At that time Cisco was trading in an uptrend around $51.50 and could identify a resistance level at $52 which I believe would hold in the short term. You can watch the video below to have a sneak peek into the trade.
Going Short on Cisco Corp (CSCO)
I created a Bear Call Credit Spread by purchasing 4 contracts of the 50 call options expiring on the 19th of May 2023 and selling 4 contracts of the 55 call options with the very same expiry date. The maximum risk on the trade was limited and equal to $1112 with a profit potential of $888, which was also the initial credit on the strategy. There was an outstanding risk/reward ratio of 80%.

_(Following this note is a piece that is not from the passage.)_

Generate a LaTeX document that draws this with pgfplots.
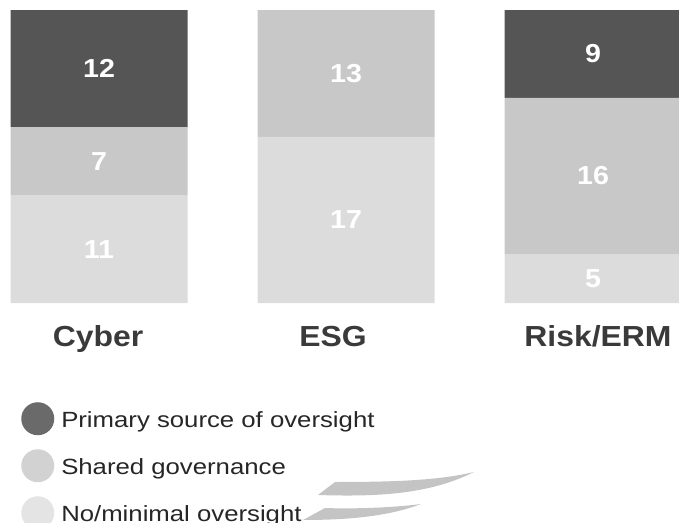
\documentclass[border=0pt]{standalone}
\usepackage{pgfplots}
\pgfplotsset{compat=1.18}
\usepackage{fontspec}
\setmainfont[FakeStretch=1.1]{Liberation Sans}
\newfontfamily\legfont[FakeStretch=1.17]{Liberation Sans}
\definecolor{cdark}{HTML}{555555}
\definecolor{cmid}{HTML}{C8C8C8}
\definecolor{clight}{HTML}{DCDCDC}
\definecolor{ldark}{HTML}{6A6A6A}
\definecolor{lmid}{HTML}{D2D2D2}
\definecolor{llight}{HTML}{E4E4E4}
\definecolor{cattext}{HTML}{3A3A3A}
\definecolor{legtext}{HTML}{262626}
\definecolor{wm}{HTML}{C4C4C4}
\begin{document}
\begin{tikzpicture}[x=1pt,y=1pt]
\useasboundingbox (0,0) rectangle (679,522);
% watermark swooshes
\fill[wm] (318,27) .. controls (380,25) and (430,28) .. (474,50) .. controls (440,42) and (400,40) .. (335,40) -- cycle;
\fill[wm] (303,2) .. controls (350,2) and (390,6) .. (421,18) .. controls (390,14) and (350,13) .. (325,14) -- cycle;
\begin{axis}[
  at={(0pt,219pt)}, anchor=south west,
  scale only axis, width=679pt, height=293pt,
  ybar stacked, bar width=177pt,
  xmin=-0.4008, xmax=2.348, ymin=0, ymax=30,
  axis line style={draw=none}, tick style={draw=none},
  ytick=\empty, xtick={-0.004,0.947,2.02}, xticklabels={Cyber,ESG,Risk/ERM},
  xticklabel style={font=\bfseries\fontsize{29}{29}\selectfont, text=cattext, inner sep=0pt, anchor=north, yshift=-36pt, text height=0.75em},
  clip=false,
  /pgf/number format/assume math mode=true,
  visualization depends on={rawy \as \rawy},
  nodes near coords={\ifdim\rawy pt>0.5pt\pgfmathprintnumber{\rawy}\fi},
  every node near coord/.append style={font=\bfseries\fontsize{26}{26}\selectfont, text=white, anchor=center},
  reverse legend,
  legend style={at={(axis description cs:0.031,-0.338)}, anchor=north west, draw=none, fill=none, inner sep=0pt, font=\legfont\fontsize{22}{22}\selectfont, text=legtext, row sep=14pt, column sep=7pt, nodes={inner sep=0pt}},
  legend cell align=left,
]
\addplot[fill=clight, draw=none, legend image code/.code={\fill[llight] (16.5pt,1.5pt) circle (16.5pt);}] coordinates {(0,11) (1,17) (2,5)};
\addplot[fill=cmid, draw=none, legend image code/.code={\fill[lmid] (16.5pt,1.5pt) circle (16.5pt);}] coordinates {(0,7) (1,13) (2,16)};
\addplot[fill=cdark, draw=none, legend image code/.code={\fill[ldark] (16.5pt,1.5pt) circle (16.5pt);}] coordinates {(0,12) (1,0) (2,9)};
\legend{No/minimal oversight, Shared governance, Primary source of oversight}
\end{axis}
\end{tikzpicture}
\end{document}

The position offered protection on the upside with a breakeven point at $52.50. At the moment the trade was placed, Cisco was trading at $51.40. This increased the chances of success as I could even profit with the underlying security trading slightly upwards.

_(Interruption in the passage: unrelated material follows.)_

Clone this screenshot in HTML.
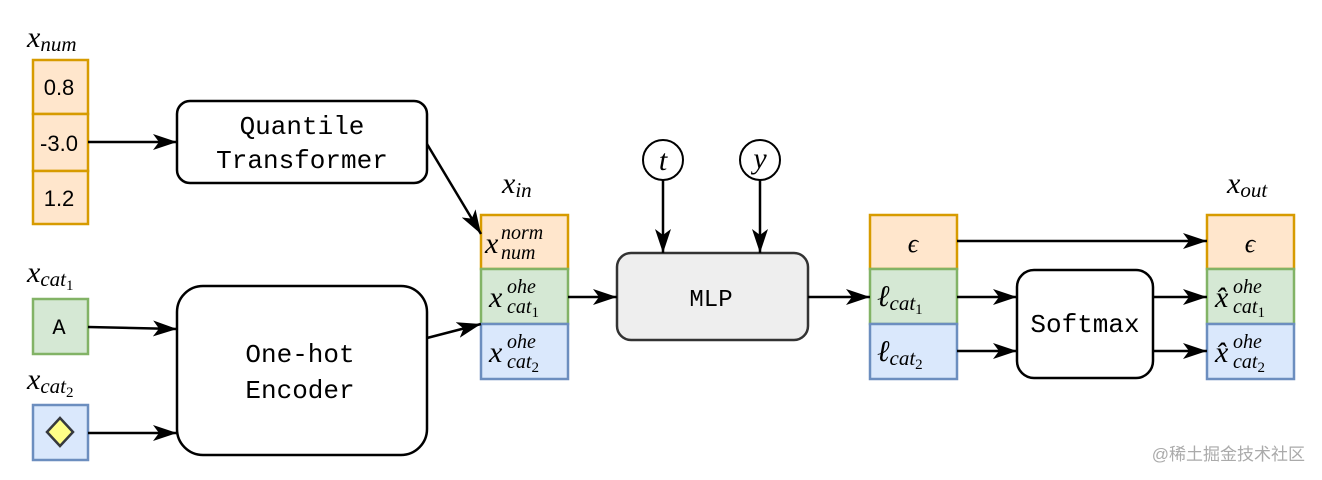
<!DOCTYPE html>
<html><head><meta charset="utf-8"><style>
html,body{margin:0;padding:0;background:#fff;}
svg{display:block;}
.m{font-family:"Liberation Serif",serif;font-style:italic;}
.mono{font-family:"Liberation Mono",monospace;}
</style></head><body>
<svg width="1322" height="480" viewBox="0 0 1322 480" xmlns="http://www.w3.org/2000/svg">
<defs>
<marker id="b" markerWidth="24" markerHeight="16" refX="24" refY="8" orient="auto" markerUnits="userSpaceOnUse" viewBox="0 0 24 16">
<path d="M0,0 L24,8 L0,16 L6,8 Z" fill="#000"/>
</marker>
</defs>
<g stroke-width="2.5">
<rect x="33" y="60" width="55" height="54" fill="#ffe6cc" stroke="#d79b00"/>
<rect x="33" y="114" width="55" height="57" fill="#ffe6cc" stroke="#d79b00"/>
<rect x="33" y="171" width="55" height="53" fill="#ffe6cc" stroke="#d79b00"/>
<rect x="33" y="299" width="55" height="55" fill="#d5e8d4" stroke="#82b366"/>
<rect x="33" y="405" width="55" height="55" fill="#dae8fc" stroke="#6c8ebf"/>
<path d="M60,418 L73,432 L60,446 L47,432 Z" fill="#ffff88" stroke="#36393d"/>
<rect x="481" y="215" width="87" height="54" fill="#ffe6cc" stroke="#d79b00"/>
<rect x="481" y="269" width="87" height="55" fill="#d5e8d4" stroke="#82b366"/>
<rect x="481" y="324" width="87" height="55" fill="#dae8fc" stroke="#6c8ebf"/>
<rect x="870" y="215" width="87" height="54" fill="#ffe6cc" stroke="#d79b00"/>
<rect x="870" y="269" width="87" height="55" fill="#d5e8d4" stroke="#82b366"/>
<rect x="870" y="324" width="87" height="55" fill="#dae8fc" stroke="#6c8ebf"/>
<rect x="1207" y="215" width="87" height="54" fill="#ffe6cc" stroke="#d79b00"/>
<rect x="1207" y="269" width="87" height="55" fill="#d5e8d4" stroke="#82b366"/>
<rect x="1207" y="324" width="87" height="55" fill="#dae8fc" stroke="#6c8ebf"/>
</g>
<g stroke="#000" stroke-width="2.5" fill="none">
<rect x="177" y="101" width="250" height="82" rx="13" fill="#fff"/>
<rect x="177" y="286" width="250" height="169" rx="26" fill="#fff"/>
<rect x="617" y="253" width="191" height="87" rx="14" fill="#eeeeee" stroke="#333"/>
<rect x="1017" y="270" width="136" height="108" rx="17" fill="#fff"/>
<circle cx="663" cy="160" r="20" fill="#fff" stroke-width="2"/>
<circle cx="760" cy="160" r="20" fill="#fff" stroke-width="2"/>
</g>
<g stroke="#000" stroke-width="2.5" fill="none" marker-end="url(#b)">
<line x1="88" y1="142" x2="177" y2="142"/>
<line x1="427" y1="144" x2="481" y2="234"/>
<line x1="88" y1="327" x2="177" y2="329"/>
<line x1="88" y1="433" x2="177" y2="433"/>
<line x1="427" y1="338" x2="481" y2="324"/>
<line x1="568" y1="297" x2="617" y2="297"/>
<line x1="663" y1="180" x2="663" y2="253"/>
<line x1="760" y1="180" x2="760" y2="253"/>
<line x1="808" y1="297" x2="870" y2="297"/>
<line x1="957" y1="241" x2="1207" y2="241"/>
<line x1="957" y1="297" x2="1017" y2="297"/>
<line x1="957" y1="351" x2="1017" y2="351"/>
<line x1="1153" y1="297" x2="1207" y2="297"/>
<line x1="1153" y1="351" x2="1207" y2="351"/>
</g>
<g font-family="Liberation Sans, sans-serif" font-size="22" text-anchor="middle" fill="#000">
<text x="59" y="95">0.8</text>
<text x="59" y="151">-3.0</text>
<text x="59" y="206">1.2</text>
</g>
<g class="mono" font-size="26" text-anchor="middle" fill="#000">
<text x="302" y="134">Quantile</text>
<text x="302" y="168">Transformer</text>
<text x="300" y="362">One-hot</text>
<text x="300" y="398">Encoder</text>
<text x="711" y="306" font-size="24">MLP</text>
<text x="1085" y="332">Softmax</text>
<text x="59" y="334" font-size="22">A</text>
</g>
<g class="m" fill="#000">
<text x="27" y="47" font-size="30">x<tspan font-size="21" dy="4">num</tspan></text>
<text x="27" y="282" font-size="30">x<tspan font-size="21" dy="4">cat</tspan><tspan font-size="15" dy="4" font-style="normal">1</tspan></text>
<text x="27" y="389" font-size="30">x<tspan font-size="21" dy="4">cat</tspan><tspan font-size="15" dy="4" font-style="normal">2</tspan></text>
<text x="502" y="193" font-size="30">x<tspan font-size="21" dy="4">in</tspan></text>
<text x="1227" y="193" font-size="30">x<tspan font-size="21" dy="4">out</tspan></text>
<text x="663" y="170" font-size="30" text-anchor="middle">t</text>
<text x="760" y="168" font-size="30" text-anchor="middle">y</text>
<text x="485" y="253" font-size="30">x</text><text x="501" y="239" font-size="20">norm</text><text x="501" y="259" font-size="20">num</text>
<text x="489" y="307" font-size="30">x</text><text x="507" y="293" font-size="20">ohe</text><text x="507" y="313" font-size="20">cat<tspan font-size="15" dy="4" font-style="normal">1</tspan></text>
<text x="489" y="362" font-size="30">x</text><text x="507" y="348" font-size="20">ohe</text><text x="507" y="368" font-size="20">cat<tspan font-size="15" dy="4" font-style="normal">2</tspan></text>
<text x="913" y="252" font-size="26" text-anchor="middle">ϵ</text>
<text x="877" y="306" font-size="30">ℓ<tspan font-size="21" dy="4">cat</tspan><tspan font-size="15" dy="4" font-style="normal">1</tspan></text>
<text x="877" y="361" font-size="30">ℓ<tspan font-size="21" dy="4">cat</tspan><tspan font-size="15" dy="4" font-style="normal">2</tspan></text>
<text x="1250" y="252" font-size="26" text-anchor="middle">ϵ</text>
<text x="1215" y="307" font-size="30">x̂</text><text x="1233" y="293" font-size="20">ohe</text><text x="1233" y="313" font-size="20">cat<tspan font-size="15" dy="4" font-style="normal">1</tspan></text>
<text x="1215" y="362" font-size="30">x̂</text><text x="1233" y="348" font-size="20">ohe</text><text x="1233" y="368" font-size="20">cat<tspan font-size="15" dy="4" font-style="normal">2</tspan></text>
</g>
<text x="1305" y="460" text-anchor="end" font-family="Liberation Sans, Noto Sans CJK SC, sans-serif" font-size="17" fill="#aaa">@稀土掘金技术社区</text>
</svg>
</body></html>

There were 50 days left on the call options building the position. As I had a bearish outlook on this stock in the short term, in my opinion this was enough time to be right on the trade.
After a couple of days, the underlying traded up reaching a high of $52.56, slightly higher than the breakeven point. That raised a warning for me as I had to watch the position closely to avoid it moving further into losing territory. On the other hand, with still 46 days left on the trade, I still believed the resistance point would hold and the stock would bounce back down in the following days.

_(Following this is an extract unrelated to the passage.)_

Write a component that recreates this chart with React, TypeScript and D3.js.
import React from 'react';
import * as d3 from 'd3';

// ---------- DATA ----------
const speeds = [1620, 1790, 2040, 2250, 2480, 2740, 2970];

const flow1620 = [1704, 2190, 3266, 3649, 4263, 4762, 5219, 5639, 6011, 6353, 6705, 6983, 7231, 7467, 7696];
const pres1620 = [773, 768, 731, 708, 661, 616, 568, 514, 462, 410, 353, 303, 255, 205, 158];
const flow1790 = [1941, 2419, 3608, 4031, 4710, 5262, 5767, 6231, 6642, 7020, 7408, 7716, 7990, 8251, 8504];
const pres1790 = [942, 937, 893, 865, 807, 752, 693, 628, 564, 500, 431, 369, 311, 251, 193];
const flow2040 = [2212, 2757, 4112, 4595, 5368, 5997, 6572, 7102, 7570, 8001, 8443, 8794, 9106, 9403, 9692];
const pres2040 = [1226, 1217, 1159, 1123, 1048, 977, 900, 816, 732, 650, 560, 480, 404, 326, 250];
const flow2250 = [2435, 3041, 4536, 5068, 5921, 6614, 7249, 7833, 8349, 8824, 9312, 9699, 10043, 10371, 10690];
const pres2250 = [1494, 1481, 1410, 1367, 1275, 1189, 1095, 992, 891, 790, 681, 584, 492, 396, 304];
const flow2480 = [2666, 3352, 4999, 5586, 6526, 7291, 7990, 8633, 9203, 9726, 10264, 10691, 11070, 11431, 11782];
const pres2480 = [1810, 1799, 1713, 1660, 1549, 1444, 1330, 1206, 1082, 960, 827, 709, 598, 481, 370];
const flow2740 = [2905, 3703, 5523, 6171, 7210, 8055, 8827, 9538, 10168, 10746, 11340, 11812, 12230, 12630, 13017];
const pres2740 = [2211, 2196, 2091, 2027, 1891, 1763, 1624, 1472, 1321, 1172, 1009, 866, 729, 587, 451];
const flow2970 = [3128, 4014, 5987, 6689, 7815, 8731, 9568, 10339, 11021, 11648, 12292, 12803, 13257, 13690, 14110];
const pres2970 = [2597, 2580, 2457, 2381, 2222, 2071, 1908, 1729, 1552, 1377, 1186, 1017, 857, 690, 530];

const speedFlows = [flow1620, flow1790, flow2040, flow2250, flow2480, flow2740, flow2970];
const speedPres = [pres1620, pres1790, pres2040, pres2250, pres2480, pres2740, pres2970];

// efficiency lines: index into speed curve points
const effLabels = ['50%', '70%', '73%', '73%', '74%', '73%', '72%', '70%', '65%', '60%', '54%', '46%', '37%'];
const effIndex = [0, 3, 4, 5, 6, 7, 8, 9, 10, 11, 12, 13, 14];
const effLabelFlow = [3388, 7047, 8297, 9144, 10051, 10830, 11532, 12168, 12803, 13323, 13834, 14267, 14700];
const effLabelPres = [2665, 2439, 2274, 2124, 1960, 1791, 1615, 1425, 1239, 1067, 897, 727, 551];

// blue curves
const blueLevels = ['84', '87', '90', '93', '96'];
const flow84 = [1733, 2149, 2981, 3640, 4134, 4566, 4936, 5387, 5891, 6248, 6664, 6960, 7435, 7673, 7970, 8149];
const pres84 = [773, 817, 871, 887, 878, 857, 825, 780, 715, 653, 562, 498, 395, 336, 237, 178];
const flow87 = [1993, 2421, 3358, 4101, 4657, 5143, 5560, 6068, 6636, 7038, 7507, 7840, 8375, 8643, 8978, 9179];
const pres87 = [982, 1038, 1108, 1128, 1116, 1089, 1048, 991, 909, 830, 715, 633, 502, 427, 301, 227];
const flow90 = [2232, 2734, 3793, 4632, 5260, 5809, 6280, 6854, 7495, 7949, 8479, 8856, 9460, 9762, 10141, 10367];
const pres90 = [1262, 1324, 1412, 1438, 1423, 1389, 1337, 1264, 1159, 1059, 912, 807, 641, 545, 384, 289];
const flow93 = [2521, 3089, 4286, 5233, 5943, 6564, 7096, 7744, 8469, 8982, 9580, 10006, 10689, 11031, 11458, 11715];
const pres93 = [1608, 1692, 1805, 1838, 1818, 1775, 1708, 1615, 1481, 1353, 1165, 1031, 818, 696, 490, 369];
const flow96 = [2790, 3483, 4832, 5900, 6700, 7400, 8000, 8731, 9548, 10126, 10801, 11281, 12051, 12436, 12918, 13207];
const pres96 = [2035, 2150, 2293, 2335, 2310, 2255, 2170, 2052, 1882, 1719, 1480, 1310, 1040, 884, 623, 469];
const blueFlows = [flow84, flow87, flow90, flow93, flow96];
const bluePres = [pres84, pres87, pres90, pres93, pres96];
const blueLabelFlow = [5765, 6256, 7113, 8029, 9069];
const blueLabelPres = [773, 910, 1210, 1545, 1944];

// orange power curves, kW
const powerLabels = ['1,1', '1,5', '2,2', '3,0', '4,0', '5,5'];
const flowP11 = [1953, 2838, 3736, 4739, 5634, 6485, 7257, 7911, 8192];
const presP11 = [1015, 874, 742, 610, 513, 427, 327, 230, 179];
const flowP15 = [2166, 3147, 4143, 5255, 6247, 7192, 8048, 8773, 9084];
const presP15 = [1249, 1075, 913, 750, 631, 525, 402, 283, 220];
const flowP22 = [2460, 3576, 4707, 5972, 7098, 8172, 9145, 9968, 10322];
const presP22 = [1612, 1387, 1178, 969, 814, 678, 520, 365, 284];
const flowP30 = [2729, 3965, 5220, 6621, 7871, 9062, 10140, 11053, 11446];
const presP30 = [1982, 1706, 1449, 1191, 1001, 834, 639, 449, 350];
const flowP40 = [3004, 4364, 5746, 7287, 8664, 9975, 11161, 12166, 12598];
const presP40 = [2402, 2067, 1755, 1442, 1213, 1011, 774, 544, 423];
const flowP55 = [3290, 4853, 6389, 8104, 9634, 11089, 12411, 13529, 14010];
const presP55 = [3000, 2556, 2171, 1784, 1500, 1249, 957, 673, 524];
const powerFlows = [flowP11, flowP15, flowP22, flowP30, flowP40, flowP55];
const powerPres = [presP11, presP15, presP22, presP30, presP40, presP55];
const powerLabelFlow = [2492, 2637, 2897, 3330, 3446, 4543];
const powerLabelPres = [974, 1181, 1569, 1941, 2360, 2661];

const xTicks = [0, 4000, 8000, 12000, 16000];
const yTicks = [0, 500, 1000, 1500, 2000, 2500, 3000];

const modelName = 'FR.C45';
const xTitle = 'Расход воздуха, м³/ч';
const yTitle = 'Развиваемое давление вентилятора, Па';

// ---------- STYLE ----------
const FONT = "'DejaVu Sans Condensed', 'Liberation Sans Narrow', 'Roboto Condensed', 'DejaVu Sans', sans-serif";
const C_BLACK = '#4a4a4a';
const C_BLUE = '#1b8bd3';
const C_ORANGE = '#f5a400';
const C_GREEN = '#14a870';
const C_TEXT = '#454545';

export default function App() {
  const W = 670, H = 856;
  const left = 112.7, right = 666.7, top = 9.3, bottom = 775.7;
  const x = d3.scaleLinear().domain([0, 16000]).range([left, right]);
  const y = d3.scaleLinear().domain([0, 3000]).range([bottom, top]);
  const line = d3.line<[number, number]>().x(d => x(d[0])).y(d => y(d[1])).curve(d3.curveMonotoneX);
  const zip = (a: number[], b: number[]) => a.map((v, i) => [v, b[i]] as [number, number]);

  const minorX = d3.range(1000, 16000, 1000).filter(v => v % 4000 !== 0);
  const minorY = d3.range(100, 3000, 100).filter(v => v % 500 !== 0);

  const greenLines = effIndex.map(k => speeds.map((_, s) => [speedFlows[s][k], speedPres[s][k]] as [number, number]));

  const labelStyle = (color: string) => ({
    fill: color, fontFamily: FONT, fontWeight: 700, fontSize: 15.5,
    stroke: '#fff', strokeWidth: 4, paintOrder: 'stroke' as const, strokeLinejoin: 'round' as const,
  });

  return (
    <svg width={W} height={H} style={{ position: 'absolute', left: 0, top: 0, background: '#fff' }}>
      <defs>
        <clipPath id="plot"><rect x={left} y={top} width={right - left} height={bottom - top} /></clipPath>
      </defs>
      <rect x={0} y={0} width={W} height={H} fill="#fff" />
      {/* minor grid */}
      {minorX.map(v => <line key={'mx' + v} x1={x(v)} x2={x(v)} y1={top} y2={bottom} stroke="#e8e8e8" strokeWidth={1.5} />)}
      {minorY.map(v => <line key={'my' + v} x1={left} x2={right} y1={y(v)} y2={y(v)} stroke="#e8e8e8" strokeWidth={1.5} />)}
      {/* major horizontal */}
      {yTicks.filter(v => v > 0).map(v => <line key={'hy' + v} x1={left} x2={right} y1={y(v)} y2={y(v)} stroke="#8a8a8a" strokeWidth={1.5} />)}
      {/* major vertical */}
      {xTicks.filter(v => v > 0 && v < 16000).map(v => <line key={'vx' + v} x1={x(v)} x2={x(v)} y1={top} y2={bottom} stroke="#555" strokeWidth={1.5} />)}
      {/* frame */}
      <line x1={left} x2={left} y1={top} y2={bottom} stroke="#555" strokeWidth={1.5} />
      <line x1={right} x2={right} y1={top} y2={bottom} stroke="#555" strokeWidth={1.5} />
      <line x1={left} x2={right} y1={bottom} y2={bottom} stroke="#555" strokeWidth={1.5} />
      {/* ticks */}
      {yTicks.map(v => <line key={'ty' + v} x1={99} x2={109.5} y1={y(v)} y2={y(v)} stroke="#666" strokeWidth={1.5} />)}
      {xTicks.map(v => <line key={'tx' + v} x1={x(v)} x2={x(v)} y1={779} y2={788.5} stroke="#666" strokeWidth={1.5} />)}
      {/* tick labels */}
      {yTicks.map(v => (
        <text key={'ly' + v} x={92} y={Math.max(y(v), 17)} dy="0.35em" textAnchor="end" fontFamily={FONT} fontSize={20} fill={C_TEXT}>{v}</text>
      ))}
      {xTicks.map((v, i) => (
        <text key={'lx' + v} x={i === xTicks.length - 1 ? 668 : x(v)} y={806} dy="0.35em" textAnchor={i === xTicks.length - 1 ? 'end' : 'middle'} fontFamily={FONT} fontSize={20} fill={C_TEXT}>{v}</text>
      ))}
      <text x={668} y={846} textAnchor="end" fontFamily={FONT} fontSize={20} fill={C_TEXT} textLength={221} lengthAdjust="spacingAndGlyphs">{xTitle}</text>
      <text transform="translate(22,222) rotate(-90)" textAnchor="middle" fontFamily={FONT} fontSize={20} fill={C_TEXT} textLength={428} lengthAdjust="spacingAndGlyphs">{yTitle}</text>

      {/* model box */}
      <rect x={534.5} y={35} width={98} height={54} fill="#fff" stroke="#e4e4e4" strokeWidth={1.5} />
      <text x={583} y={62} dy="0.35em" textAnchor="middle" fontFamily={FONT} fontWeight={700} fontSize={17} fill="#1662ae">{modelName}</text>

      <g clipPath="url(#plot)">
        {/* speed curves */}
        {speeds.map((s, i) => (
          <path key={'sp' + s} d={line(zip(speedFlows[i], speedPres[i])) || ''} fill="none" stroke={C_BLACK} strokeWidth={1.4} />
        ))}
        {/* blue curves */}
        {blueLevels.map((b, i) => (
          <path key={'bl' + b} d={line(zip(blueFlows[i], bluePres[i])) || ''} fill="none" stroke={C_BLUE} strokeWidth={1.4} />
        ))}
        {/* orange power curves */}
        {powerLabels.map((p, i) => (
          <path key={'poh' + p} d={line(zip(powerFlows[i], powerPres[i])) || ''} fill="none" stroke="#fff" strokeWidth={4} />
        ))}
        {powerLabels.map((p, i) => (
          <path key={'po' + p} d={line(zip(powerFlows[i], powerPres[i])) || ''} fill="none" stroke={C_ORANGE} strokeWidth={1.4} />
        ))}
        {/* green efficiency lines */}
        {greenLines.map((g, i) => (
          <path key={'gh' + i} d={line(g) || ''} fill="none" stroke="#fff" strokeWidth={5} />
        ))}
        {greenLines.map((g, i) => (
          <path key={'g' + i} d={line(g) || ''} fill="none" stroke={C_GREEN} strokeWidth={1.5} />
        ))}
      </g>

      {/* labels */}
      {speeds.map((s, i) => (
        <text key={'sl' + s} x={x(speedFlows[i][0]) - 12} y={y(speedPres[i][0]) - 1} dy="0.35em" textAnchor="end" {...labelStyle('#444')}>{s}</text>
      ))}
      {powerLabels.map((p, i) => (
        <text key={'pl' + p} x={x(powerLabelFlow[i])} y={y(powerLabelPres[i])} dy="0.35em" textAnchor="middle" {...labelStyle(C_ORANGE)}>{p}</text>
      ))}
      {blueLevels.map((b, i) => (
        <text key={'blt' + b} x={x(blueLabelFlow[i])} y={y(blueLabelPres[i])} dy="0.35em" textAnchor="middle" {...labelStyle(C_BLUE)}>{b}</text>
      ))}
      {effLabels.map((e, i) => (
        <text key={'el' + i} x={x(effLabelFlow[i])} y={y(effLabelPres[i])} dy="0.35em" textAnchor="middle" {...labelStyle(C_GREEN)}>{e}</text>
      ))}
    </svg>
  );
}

A Steep Move Down of the Underlying
On the 6th of April, the underlying started trading down again closing at $51.27 and, in the following days, moved further down going in a comfortable place for my trade where I did not have to take any action whatsoever. From this point ahead, this position was making roughly $7 a day in profit thanks to the passage of time alone.
Then suddenly, the stock dropped substantially all the way down to $47. That’s a strong directional move downwards which was totally beneficial for the position. On Thursday the 20th of April - after being in the trade for 21 days - my Bear Call Credit Spread was closed with an outstanding profit of $720.
The steep downward movement of the stock was the key to reach this profit quicker as I did not have to wait to earn from time decay. At the moment the trade was closed, there were still 29 days left on the strategy. I could have decided to stay longer in the trade to collect more profit, but I decided that was not worth the risk for only $160 extra of profit I could make.
I’ll see you in the next release of the options trading diary.